• [Problem]
Go through the records line by line and work out how many lines hold the word "this". Answer with the number only.

• [Record excerpts]
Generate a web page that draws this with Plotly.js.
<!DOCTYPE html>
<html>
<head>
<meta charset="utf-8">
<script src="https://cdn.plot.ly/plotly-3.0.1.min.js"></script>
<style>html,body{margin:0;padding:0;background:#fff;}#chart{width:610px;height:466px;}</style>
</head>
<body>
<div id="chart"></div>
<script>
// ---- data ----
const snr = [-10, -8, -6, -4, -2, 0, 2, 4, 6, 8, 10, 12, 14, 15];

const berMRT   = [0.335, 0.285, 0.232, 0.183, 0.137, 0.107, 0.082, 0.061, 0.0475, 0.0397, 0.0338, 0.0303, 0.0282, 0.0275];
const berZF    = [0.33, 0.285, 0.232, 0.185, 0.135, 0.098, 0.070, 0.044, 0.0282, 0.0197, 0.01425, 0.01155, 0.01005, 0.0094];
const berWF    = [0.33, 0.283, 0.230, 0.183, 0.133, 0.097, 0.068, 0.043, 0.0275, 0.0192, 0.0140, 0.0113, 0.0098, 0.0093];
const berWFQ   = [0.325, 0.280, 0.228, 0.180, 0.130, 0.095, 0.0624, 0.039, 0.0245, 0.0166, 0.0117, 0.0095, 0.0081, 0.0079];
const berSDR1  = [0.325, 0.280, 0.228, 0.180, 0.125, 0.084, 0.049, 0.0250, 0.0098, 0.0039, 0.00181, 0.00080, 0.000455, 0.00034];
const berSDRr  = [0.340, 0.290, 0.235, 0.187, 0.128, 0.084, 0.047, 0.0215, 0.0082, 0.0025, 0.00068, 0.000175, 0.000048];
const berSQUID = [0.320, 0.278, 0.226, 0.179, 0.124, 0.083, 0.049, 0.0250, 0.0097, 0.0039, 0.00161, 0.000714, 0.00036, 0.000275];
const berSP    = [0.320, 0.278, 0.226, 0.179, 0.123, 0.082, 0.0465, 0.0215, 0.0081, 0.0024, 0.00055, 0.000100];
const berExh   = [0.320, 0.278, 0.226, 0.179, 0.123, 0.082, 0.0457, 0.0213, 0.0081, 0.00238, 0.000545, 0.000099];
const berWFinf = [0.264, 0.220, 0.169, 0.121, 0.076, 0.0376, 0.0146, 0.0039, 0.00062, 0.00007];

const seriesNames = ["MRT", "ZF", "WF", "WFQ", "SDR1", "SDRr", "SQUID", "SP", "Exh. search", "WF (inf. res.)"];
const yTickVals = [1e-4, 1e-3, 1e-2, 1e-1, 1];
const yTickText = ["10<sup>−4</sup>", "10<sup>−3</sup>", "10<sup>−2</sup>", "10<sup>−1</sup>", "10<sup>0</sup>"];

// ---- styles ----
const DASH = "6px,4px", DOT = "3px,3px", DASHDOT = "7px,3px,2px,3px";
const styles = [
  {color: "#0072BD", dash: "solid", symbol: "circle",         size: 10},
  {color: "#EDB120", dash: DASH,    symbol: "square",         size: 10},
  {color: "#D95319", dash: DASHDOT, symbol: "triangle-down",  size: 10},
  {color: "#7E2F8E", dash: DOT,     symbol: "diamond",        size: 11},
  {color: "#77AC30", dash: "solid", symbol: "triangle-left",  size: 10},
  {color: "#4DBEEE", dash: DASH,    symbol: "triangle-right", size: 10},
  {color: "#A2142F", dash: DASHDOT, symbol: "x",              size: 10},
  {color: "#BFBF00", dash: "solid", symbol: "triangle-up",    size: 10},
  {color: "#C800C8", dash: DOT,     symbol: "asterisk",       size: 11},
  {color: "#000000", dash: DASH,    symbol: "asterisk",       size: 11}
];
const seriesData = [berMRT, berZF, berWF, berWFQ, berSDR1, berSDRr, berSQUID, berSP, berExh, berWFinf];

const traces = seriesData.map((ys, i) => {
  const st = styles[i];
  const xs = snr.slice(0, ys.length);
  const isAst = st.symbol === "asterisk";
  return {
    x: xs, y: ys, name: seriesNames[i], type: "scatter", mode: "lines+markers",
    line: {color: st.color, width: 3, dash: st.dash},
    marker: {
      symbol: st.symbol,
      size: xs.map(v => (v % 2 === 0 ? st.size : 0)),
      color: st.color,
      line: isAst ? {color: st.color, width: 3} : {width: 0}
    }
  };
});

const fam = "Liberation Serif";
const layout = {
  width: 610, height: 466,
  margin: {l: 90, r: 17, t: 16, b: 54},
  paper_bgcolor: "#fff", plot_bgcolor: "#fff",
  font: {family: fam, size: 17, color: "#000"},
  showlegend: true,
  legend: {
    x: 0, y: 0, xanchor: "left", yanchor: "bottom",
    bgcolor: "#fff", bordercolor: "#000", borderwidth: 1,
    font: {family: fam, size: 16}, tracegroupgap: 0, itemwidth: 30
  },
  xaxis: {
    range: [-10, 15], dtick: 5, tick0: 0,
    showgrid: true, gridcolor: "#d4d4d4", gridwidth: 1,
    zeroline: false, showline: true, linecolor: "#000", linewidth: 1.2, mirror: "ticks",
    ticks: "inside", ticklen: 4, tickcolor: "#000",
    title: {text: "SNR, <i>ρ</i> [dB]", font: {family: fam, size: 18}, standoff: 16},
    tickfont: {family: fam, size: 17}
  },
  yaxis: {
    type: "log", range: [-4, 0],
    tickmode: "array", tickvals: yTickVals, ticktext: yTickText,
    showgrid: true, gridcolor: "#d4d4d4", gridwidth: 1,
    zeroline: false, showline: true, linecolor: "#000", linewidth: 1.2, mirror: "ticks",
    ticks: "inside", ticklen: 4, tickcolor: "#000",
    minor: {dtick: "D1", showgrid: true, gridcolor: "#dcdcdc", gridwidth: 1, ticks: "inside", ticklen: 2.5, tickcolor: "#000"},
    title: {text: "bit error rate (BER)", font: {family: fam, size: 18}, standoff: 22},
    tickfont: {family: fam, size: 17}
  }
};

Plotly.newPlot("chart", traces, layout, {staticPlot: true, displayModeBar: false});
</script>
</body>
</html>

* * *

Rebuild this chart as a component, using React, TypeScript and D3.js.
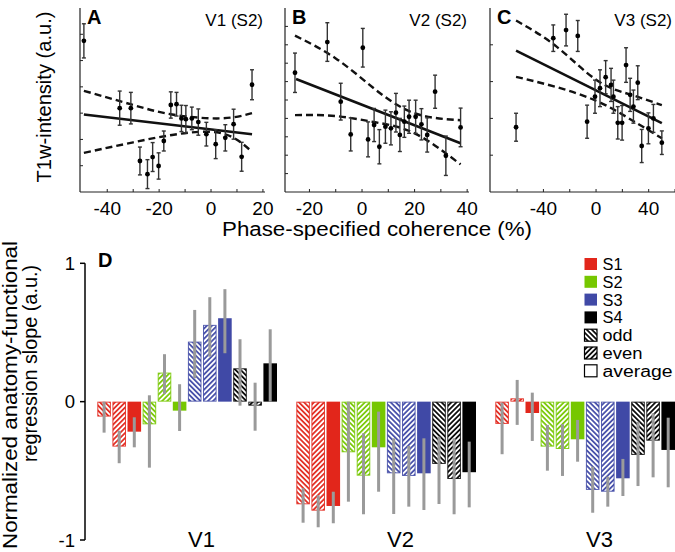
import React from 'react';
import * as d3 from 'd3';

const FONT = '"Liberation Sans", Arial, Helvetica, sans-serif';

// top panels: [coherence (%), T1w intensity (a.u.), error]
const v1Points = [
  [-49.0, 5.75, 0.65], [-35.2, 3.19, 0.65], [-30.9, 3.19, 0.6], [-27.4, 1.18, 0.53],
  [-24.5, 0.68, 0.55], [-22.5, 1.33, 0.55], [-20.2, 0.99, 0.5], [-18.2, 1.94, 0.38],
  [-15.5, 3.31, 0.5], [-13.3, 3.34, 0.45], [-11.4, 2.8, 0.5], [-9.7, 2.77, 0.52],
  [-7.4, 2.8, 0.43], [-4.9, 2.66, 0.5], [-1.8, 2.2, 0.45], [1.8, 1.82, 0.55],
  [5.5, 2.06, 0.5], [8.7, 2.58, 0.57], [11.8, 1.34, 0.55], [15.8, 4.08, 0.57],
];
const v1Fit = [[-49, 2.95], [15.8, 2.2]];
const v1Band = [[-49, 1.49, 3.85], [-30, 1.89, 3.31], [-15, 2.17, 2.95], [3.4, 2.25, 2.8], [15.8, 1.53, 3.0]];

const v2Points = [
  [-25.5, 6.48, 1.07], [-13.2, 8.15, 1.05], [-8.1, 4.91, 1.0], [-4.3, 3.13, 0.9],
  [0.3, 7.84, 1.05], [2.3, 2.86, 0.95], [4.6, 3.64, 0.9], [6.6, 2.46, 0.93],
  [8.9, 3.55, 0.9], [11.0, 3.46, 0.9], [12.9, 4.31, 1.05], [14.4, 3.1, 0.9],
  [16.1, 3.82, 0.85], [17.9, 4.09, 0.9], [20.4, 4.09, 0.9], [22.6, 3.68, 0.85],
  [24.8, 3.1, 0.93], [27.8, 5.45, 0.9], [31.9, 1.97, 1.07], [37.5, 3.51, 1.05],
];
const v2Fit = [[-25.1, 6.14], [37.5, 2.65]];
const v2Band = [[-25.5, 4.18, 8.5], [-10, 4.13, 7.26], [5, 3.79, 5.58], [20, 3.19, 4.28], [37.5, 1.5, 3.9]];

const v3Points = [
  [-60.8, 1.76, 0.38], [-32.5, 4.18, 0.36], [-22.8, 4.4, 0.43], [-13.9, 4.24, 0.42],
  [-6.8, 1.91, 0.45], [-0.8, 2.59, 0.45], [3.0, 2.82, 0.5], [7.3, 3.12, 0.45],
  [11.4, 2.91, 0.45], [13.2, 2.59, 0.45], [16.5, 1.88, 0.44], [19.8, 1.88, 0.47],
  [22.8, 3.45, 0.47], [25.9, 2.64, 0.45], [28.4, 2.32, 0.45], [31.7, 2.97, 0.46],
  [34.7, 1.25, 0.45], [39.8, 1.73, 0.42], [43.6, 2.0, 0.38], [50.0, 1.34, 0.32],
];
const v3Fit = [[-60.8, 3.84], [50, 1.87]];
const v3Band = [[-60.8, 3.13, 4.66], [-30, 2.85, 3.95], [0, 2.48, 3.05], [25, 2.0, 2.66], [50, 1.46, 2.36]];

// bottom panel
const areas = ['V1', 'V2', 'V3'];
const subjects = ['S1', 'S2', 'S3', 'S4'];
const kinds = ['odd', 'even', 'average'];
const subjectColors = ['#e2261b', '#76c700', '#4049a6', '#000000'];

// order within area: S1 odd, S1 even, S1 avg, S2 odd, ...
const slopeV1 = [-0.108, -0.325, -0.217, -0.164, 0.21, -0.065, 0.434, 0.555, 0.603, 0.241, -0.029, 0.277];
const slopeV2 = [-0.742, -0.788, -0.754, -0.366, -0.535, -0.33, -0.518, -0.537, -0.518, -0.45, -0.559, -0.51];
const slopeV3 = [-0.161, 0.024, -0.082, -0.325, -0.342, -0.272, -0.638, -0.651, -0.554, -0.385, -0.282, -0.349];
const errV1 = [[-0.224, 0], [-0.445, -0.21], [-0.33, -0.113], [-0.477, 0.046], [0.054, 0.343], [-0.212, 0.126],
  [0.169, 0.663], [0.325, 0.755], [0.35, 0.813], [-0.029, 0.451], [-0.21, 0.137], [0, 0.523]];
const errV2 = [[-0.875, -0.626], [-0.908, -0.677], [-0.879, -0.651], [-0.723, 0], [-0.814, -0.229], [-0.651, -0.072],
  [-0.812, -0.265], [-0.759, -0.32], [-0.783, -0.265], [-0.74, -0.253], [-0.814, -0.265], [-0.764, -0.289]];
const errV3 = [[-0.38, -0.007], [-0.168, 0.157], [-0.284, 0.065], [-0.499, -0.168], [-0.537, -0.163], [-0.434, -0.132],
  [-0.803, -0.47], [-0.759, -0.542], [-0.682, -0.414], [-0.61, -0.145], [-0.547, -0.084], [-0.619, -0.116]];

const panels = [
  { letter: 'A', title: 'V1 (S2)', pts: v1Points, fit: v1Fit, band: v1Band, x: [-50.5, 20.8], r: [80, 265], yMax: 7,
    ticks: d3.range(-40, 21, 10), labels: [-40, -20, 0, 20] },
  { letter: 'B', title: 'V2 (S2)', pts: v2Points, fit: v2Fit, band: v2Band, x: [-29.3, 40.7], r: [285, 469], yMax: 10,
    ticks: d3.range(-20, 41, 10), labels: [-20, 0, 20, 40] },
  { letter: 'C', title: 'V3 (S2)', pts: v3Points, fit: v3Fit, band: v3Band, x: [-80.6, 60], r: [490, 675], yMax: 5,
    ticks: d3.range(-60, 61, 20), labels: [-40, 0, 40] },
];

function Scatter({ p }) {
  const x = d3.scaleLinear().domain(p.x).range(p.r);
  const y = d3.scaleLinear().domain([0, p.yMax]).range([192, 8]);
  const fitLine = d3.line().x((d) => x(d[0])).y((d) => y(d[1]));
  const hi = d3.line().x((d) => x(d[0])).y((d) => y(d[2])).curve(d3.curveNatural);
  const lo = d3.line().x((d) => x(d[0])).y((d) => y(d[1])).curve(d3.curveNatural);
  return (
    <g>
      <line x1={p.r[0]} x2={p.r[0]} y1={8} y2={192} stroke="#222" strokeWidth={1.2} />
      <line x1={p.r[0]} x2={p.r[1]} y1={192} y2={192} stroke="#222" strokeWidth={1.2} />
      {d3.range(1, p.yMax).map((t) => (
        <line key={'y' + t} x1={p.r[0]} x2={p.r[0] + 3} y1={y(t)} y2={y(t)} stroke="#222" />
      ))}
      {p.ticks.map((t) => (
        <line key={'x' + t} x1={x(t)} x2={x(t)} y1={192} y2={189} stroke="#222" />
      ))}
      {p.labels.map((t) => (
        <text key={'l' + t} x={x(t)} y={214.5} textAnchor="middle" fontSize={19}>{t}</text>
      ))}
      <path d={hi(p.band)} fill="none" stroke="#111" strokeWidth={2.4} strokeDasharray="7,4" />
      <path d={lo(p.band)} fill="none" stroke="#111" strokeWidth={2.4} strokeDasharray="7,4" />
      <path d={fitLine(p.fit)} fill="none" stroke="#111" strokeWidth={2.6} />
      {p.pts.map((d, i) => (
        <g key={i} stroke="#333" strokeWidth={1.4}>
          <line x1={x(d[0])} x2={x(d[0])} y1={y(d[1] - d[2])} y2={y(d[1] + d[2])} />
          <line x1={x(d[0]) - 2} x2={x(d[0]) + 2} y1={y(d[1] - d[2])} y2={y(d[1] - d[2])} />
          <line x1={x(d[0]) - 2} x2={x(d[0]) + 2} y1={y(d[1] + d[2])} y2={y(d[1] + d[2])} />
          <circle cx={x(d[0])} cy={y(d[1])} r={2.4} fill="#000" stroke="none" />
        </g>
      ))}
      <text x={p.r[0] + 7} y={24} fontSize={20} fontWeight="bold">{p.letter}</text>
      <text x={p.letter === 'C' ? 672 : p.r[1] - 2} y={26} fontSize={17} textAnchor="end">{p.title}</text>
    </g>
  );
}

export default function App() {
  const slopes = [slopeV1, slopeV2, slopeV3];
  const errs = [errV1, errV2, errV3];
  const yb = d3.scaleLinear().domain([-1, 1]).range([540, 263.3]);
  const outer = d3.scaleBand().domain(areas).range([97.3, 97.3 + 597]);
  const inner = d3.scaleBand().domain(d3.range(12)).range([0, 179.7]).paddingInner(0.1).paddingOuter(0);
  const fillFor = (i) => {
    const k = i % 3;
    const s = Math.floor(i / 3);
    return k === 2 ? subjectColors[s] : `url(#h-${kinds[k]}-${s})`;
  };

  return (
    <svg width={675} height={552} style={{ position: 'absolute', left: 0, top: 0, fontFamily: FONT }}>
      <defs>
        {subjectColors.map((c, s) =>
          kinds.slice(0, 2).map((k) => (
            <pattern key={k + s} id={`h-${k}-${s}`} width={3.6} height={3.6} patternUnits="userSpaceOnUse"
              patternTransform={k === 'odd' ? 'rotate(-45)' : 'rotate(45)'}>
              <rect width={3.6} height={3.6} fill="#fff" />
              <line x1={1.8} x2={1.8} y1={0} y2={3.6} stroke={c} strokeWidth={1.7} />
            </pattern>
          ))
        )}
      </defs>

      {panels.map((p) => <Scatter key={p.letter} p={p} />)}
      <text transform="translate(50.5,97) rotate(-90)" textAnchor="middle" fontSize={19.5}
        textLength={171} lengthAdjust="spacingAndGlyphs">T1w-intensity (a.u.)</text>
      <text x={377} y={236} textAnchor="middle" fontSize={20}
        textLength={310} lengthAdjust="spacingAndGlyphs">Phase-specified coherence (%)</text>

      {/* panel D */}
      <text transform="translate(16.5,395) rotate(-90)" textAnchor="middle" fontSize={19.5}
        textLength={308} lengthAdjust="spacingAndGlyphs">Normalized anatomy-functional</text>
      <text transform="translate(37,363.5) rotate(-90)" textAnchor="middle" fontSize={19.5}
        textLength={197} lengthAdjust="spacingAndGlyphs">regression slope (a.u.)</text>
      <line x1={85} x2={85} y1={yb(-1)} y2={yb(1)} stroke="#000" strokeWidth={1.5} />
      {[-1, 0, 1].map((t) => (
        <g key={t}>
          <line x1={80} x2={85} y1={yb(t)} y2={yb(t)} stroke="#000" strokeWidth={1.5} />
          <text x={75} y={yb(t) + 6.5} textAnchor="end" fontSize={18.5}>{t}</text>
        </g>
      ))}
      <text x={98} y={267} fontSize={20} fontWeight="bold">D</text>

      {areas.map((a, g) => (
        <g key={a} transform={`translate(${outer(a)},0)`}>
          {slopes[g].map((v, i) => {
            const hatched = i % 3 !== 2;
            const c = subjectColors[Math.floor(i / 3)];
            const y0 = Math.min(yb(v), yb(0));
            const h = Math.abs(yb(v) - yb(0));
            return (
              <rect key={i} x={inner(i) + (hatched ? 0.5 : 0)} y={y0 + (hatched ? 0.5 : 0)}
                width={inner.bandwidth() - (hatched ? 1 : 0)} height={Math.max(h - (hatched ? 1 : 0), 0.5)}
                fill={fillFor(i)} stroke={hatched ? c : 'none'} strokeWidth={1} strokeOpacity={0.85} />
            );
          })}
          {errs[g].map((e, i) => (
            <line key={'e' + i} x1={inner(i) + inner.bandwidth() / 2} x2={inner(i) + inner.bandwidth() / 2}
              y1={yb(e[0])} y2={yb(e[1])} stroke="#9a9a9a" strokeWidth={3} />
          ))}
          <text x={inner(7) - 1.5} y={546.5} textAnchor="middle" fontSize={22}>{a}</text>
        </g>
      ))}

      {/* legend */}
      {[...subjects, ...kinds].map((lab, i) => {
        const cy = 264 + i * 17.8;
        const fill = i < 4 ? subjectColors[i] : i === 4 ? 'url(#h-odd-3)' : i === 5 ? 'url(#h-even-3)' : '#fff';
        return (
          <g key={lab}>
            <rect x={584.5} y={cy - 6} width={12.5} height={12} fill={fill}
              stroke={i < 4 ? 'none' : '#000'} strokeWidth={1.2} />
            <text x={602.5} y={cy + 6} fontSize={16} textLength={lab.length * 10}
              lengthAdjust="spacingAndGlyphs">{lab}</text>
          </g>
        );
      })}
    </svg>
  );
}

...

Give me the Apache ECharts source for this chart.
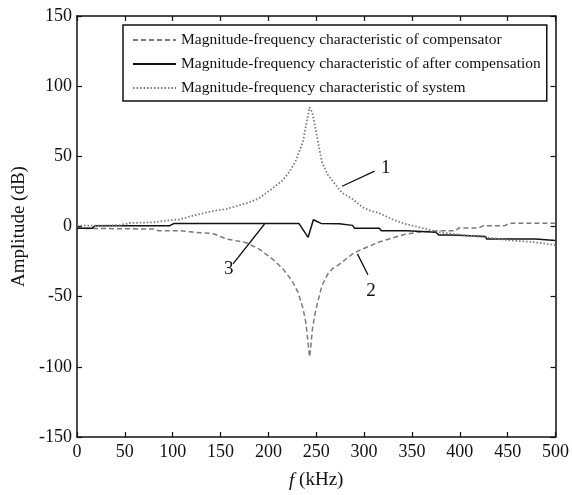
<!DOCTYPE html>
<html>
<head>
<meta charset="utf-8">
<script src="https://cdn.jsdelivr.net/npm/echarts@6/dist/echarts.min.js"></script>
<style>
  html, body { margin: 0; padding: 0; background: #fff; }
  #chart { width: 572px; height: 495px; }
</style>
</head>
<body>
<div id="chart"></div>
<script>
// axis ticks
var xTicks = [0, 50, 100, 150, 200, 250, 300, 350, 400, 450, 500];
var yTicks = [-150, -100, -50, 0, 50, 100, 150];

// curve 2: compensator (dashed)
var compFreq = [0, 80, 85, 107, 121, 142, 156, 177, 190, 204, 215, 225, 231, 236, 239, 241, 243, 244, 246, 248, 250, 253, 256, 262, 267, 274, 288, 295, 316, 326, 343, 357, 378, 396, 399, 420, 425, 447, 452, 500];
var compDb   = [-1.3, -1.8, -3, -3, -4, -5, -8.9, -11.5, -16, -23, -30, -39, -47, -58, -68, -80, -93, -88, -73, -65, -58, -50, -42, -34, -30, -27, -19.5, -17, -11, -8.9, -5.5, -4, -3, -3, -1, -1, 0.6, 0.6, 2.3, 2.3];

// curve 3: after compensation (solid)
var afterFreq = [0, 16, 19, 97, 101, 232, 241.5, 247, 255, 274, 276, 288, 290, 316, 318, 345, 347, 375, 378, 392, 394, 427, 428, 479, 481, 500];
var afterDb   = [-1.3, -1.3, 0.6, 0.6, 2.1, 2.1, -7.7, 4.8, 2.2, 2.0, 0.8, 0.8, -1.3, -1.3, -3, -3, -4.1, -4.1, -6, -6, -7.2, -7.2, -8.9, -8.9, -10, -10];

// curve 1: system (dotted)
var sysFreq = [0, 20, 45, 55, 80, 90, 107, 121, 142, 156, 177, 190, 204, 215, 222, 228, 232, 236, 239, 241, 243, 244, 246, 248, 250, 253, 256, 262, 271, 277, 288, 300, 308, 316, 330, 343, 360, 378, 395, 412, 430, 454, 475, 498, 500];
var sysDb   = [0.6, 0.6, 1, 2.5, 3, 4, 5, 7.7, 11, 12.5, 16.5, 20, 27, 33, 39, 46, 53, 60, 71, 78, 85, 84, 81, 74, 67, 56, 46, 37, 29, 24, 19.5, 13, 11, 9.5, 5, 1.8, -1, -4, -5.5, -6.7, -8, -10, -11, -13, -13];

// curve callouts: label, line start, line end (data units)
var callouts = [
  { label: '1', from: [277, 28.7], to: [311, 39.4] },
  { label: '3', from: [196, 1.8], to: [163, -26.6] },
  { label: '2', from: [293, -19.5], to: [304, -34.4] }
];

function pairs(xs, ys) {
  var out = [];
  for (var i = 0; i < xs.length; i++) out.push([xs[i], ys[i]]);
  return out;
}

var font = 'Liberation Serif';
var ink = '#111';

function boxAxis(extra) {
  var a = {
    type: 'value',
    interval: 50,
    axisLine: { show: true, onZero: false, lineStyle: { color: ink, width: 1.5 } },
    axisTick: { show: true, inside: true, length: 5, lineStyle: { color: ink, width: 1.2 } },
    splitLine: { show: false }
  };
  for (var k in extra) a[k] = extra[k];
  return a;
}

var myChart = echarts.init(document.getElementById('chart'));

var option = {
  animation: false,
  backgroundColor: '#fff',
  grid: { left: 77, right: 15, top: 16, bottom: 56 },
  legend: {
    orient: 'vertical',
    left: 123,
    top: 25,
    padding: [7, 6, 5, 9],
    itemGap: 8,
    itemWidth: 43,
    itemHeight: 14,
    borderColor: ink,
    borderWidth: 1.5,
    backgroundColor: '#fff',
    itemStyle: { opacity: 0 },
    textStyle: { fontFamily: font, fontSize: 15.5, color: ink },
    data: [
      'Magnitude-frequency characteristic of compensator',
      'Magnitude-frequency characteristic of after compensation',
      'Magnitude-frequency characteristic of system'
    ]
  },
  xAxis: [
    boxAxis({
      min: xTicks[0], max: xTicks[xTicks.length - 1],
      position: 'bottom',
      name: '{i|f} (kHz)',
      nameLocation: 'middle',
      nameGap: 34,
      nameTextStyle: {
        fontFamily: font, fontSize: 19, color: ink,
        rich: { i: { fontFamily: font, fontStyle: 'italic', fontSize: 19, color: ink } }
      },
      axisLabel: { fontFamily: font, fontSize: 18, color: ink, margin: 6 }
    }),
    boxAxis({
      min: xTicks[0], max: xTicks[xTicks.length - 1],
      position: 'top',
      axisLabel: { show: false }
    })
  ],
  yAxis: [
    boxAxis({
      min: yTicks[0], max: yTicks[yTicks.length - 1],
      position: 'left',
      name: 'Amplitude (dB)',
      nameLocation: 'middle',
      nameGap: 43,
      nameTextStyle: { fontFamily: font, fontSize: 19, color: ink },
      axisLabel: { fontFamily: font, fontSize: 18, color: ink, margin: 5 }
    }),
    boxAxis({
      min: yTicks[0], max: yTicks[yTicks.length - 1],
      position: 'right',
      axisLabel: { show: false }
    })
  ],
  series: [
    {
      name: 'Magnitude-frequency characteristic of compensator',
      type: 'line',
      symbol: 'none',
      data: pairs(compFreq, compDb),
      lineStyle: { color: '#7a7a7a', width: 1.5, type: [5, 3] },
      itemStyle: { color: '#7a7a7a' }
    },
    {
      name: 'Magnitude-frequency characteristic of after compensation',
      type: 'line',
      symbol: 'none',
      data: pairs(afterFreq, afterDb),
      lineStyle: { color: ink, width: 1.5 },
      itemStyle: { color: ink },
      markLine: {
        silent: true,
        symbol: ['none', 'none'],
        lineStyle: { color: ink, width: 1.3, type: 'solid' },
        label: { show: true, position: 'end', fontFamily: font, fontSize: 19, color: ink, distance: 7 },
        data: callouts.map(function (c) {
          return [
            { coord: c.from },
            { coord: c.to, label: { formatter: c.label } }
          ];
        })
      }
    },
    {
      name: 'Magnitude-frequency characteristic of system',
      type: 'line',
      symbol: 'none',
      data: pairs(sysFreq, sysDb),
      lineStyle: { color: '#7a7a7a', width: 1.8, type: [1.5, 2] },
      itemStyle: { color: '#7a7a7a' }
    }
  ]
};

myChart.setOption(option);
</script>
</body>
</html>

• [Response to the exercise]
3